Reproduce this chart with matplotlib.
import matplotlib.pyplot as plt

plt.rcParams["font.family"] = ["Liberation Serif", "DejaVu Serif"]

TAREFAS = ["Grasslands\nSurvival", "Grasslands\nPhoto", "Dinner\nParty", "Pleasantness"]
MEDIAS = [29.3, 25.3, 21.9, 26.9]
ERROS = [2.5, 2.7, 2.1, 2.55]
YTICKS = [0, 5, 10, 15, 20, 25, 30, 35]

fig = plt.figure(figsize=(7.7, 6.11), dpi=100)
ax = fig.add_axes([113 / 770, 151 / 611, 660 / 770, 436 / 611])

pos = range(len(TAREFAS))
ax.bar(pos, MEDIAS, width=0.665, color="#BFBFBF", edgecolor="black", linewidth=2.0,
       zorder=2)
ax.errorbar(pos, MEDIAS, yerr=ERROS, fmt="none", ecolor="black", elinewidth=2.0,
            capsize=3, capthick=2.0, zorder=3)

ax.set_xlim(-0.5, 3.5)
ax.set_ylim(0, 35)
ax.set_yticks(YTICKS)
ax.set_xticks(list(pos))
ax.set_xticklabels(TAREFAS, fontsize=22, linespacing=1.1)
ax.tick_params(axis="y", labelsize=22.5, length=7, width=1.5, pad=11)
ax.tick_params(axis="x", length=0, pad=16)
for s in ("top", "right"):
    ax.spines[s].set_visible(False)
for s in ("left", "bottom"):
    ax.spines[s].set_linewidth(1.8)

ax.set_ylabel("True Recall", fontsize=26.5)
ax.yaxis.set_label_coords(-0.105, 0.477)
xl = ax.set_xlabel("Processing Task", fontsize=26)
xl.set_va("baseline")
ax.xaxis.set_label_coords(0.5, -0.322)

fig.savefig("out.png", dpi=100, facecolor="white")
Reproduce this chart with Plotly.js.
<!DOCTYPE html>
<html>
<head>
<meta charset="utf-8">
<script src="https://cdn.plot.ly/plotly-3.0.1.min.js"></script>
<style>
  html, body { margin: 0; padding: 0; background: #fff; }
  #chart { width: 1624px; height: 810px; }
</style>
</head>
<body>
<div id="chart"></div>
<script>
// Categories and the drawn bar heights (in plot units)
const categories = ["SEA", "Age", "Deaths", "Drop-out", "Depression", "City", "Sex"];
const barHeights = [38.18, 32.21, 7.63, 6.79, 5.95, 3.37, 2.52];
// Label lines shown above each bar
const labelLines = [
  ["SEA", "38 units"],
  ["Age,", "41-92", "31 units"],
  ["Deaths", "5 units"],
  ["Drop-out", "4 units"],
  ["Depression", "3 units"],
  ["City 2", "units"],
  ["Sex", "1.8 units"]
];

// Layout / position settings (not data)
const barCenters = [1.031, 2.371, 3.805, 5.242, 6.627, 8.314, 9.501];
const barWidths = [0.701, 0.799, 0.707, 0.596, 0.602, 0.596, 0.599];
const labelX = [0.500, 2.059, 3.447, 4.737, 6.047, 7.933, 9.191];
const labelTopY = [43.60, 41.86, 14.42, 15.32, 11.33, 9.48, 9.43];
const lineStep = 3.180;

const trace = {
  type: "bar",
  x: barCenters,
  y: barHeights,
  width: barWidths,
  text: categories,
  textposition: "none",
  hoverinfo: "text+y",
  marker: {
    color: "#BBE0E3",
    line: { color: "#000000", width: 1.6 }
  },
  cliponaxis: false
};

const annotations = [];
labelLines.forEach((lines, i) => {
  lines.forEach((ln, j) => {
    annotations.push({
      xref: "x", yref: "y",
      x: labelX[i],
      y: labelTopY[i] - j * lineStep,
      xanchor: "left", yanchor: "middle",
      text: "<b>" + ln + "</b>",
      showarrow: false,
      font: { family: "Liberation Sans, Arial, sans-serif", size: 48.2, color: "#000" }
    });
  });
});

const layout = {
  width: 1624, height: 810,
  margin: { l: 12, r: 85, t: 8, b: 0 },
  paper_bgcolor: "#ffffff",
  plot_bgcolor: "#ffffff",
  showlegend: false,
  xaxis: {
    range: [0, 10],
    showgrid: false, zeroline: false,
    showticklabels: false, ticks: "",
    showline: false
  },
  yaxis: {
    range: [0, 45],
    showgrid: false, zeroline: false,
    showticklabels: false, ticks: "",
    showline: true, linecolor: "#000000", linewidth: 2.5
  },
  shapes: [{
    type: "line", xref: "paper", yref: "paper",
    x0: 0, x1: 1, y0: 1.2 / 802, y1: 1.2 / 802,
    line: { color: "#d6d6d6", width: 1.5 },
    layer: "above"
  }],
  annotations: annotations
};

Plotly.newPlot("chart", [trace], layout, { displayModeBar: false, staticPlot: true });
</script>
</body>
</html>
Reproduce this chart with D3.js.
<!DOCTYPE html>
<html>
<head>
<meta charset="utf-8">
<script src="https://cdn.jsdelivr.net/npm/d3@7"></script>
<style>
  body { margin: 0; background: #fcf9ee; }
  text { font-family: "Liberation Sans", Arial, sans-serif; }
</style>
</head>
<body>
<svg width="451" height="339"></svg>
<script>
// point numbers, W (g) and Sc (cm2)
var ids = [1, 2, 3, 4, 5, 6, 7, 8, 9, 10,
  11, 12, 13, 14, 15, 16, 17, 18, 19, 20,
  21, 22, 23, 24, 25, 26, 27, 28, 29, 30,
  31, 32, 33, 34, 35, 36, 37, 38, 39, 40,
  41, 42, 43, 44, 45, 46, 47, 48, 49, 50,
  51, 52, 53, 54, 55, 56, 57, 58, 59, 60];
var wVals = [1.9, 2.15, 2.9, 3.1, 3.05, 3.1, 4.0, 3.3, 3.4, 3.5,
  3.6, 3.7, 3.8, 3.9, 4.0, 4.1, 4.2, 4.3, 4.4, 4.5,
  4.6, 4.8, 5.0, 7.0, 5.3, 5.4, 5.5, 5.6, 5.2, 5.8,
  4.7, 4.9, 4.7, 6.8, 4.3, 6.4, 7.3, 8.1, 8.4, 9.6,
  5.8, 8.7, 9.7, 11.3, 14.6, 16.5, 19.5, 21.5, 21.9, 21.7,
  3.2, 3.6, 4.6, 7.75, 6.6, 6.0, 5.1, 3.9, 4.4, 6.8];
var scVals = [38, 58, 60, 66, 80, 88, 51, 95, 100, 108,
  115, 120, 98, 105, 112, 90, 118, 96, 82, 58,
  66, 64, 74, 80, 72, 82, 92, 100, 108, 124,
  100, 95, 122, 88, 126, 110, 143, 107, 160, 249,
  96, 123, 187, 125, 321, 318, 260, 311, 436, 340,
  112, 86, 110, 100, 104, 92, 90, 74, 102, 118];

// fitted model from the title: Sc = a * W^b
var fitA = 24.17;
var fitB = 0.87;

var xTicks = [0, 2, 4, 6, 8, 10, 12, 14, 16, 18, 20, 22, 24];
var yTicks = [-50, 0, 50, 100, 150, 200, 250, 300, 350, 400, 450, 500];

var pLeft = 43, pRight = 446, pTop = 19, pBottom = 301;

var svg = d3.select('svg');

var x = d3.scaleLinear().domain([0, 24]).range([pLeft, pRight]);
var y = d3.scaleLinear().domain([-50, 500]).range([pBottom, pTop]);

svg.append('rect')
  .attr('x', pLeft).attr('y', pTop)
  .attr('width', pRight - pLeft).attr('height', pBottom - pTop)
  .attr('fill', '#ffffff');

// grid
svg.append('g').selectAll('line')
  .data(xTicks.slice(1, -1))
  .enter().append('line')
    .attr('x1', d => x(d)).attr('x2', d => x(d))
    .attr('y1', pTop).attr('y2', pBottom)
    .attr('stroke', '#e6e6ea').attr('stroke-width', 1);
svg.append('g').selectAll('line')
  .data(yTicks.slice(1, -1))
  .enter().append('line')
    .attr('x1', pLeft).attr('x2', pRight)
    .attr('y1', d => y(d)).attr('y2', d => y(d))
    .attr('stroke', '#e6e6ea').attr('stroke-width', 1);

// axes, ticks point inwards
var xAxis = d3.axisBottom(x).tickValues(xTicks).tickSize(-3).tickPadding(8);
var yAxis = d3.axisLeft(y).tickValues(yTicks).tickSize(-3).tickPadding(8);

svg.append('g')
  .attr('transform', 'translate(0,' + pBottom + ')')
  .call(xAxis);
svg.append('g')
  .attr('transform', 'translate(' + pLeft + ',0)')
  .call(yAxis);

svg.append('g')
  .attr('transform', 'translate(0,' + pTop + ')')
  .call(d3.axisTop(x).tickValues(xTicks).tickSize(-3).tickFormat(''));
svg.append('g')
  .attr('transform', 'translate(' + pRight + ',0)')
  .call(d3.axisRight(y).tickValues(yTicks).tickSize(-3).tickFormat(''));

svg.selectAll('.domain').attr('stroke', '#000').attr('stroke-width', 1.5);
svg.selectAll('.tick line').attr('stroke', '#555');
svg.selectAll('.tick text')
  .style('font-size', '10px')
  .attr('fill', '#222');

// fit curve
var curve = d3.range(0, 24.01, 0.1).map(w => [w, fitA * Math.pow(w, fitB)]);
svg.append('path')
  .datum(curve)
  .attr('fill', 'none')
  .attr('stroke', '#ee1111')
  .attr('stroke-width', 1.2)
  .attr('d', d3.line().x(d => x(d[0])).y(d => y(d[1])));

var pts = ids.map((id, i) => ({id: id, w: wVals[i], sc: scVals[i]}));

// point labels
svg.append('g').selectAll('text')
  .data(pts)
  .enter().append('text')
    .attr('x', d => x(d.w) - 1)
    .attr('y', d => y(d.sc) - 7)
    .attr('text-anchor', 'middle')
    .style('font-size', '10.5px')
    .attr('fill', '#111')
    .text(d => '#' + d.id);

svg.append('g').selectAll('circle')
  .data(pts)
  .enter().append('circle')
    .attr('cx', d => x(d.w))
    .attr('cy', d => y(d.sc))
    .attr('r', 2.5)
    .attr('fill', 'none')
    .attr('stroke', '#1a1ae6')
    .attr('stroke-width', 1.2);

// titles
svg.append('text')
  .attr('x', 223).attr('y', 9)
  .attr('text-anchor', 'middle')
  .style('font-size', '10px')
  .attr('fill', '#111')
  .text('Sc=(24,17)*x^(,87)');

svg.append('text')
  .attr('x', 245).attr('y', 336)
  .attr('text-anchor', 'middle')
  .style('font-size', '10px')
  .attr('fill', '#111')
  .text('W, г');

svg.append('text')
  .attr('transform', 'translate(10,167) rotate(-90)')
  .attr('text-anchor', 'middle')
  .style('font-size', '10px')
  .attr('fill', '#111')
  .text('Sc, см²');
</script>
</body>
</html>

*Direction:*
From the first line above through the line that contains "YTICKS = [0, 5, 10, 15, 20, 25, 30, 35]", quote each line exactly. Output nothing more.

*Answer to the problem:*
Reproduce this chart with matplotlib.
import matplotlib.pyplot as plt

plt.rcParams["font.family"] = ["Liberation Serif", "DejaVu Serif"]

TAREFAS = ["Grasslands\nSurvival", "Grasslands\nPhoto", "Dinner\nParty", "Pleasantness"]
MEDIAS = [29.3, 25.3, 21.9, 26.9]
ERROS = [2.5, 2.7, 2.1, 2.55]
YTICKS = [0, 5, 10, 15, 20, 25, 30, 35]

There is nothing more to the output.